Given task
Restate the data exactly as given and keep the pictures out.

-- Start of Data shown --

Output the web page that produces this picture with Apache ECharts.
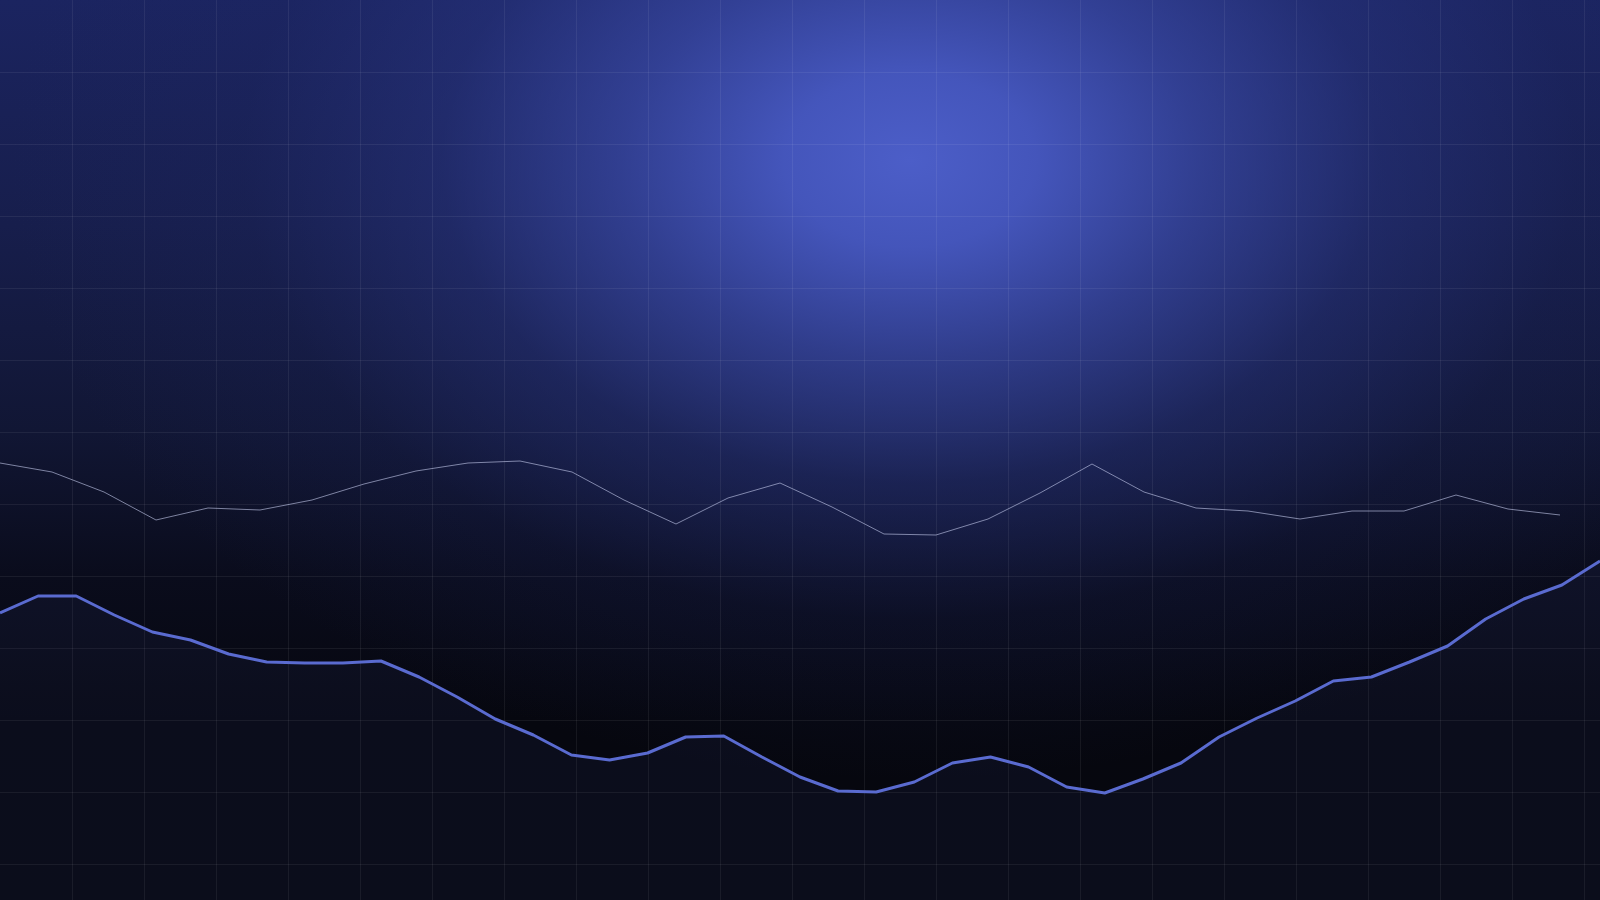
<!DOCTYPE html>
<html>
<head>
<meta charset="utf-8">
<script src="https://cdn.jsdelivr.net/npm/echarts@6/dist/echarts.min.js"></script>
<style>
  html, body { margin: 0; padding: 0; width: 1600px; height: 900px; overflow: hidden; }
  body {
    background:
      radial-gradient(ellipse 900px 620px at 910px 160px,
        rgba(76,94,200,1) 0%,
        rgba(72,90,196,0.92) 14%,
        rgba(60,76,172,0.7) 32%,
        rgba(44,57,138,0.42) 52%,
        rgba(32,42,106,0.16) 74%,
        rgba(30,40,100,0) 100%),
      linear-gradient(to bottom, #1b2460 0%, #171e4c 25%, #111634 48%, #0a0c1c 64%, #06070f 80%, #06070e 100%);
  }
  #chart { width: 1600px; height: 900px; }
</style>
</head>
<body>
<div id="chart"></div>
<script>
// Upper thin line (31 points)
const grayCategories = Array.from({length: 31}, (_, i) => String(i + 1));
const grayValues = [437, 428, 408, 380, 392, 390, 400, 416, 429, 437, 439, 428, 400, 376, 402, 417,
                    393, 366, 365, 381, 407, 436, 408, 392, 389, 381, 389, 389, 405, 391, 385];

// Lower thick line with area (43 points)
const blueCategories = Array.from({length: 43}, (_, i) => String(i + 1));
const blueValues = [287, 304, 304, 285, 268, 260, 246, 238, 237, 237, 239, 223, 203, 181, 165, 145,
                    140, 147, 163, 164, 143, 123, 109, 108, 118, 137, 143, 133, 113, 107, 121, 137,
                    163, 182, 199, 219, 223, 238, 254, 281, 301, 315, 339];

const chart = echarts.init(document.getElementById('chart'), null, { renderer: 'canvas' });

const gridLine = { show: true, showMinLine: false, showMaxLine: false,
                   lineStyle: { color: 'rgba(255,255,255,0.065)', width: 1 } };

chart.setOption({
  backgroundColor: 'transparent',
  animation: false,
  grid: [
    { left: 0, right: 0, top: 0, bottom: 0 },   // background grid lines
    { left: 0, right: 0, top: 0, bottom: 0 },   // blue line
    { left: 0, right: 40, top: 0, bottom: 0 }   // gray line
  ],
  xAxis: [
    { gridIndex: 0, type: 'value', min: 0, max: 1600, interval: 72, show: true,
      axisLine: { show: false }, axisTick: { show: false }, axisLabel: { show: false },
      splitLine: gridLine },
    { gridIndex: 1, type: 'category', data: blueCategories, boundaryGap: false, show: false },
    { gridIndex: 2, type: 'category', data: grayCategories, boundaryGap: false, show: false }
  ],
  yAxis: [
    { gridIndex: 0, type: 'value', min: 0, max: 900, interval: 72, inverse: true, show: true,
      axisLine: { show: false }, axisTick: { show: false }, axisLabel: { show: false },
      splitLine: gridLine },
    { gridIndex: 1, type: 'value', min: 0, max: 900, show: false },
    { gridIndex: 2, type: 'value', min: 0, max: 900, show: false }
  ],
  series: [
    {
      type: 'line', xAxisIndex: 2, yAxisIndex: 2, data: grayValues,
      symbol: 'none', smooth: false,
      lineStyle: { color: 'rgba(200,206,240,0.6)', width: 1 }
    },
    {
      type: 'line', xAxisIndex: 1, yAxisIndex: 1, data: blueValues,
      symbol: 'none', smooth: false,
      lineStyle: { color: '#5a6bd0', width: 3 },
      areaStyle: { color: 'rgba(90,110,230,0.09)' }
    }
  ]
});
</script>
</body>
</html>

-- End of Data shown --

Result for this task
Output the web page that produces this picture with Apache ECharts.
<!DOCTYPE html>
<html>
<head>
<meta charset="utf-8">
<script src="https://cdn.jsdelivr.net/npm/echarts@6/dist/echarts.min.js"></script>
<style>
  html, body { margin: 0; padding: 0; width: 1600px; height: 900px; overflow: hidden; }
  body {
    background:
      radial-gradient(ellipse 900px 620px at 910px 160px,
        rgba(76,94,200,1) 0%,
        rgba(72,90,196,0.92) 14%,
        rgba(60,76,172,0.7) 32%,
        rgba(44,57,138,0.42) 52%,
        rgba(32,42,106,0.16) 74%,
        rgba(30,40,100,0) 100%),
      linear-gradient(to bottom, #1b2460 0%, #171e4c 25%, #111634 48%, #0a0c1c 64%, #06070f 80%, #06070e 100%);
  }
  #chart { width: 1600px; height: 900px; }
</style>
</head>
<body>
<div id="chart"></div>
<script>
// Upper thin line (31 points)
const grayCategories = Array.from({length: 31}, (_, i) => String(i + 1));
const grayValues = [437, 428, 408, 380, 392, 390, 400, 416, 429, 437, 439, 428, 400, 376, 402, 417,
                    393, 366, 365, 381, 407, 436, 408, 392, 389, 381, 389, 389, 405, 391, 385];

// Lower thick line with area (43 points)
const blueCategories = Array.from({length: 43}, (_, i) => String(i + 1));
const blueValues = [287, 304, 304, 285, 268, 260, 246, 238, 237, 237, 239, 223, 203, 181, 165, 145,
                    140, 147, 163, 164, 143, 123, 109, 108, 118, 137, 143, 133, 113, 107, 121, 137,
                    163, 182, 199, 219, 223, 238, 254, 281, 301, 315, 339];

const chart = echarts.init(document.getElementById('chart'), null, { renderer: 'canvas' });

const gridLine = { show: true, showMinLine: false, showMaxLine: false,
                   lineStyle: { color: 'rgba(255,255,255,0.065)', width: 1 } };

chart.setOption({
  backgroundColor: 'transparent',
  animation: false,
  grid: [
    { left: 0, right: 0, top: 0, bottom: 0 },   // background grid lines
    { left: 0, right: 0, top: 0, bottom: 0 },   // blue line
    { left: 0, right: 40, top: 0, bottom: 0 }   // gray line
  ],
  xAxis: [
    { gridIndex: 0, type: 'value', min: 0, max: 1600, interval: 72, show: true,
      axisLine: { show: false }, axisTick: { show: false }, axisLabel: { show: false },
      splitLine: gridLine },
    { gridIndex: 1, type: 'category', data: blueCategories, boundaryGap: false, show: false },
    { gridIndex: 2, type: 'category', data: grayCategories, boundaryGap: false, show: false }
  ],
  yAxis: [
    { gridIndex: 0, type: 'value', min: 0, max: 900, interval: 72, inverse: true, show: true,
      axisLine: { show: false }, axisTick: { show: false }, axisLabel: { show: false },
      splitLine: gridLine },
    { gridIndex: 1, type: 'value', min: 0, max: 900, show: false },
    { gridIndex: 2, type: 'value', min: 0, max: 900, show: false }
  ],
  series: [
    {
      type: 'line', xAxisIndex: 2, yAxisIndex: 2, data: grayValues,
      symbol: 'none', smooth: false,
      lineStyle: { color: 'rgba(200,206,240,0.6)', width: 1 }
    },
    {
      type: 'line', xAxisIndex: 1, yAxisIndex: 1, data: blueValues,
      symbol: 'none', smooth: false,
      lineStyle: { color: '#5a6bd0', width: 3 },
      areaStyle: { color: 'rgba(90,110,230,0.09)' }
    }
  ]
});
</script>
</body>
</html>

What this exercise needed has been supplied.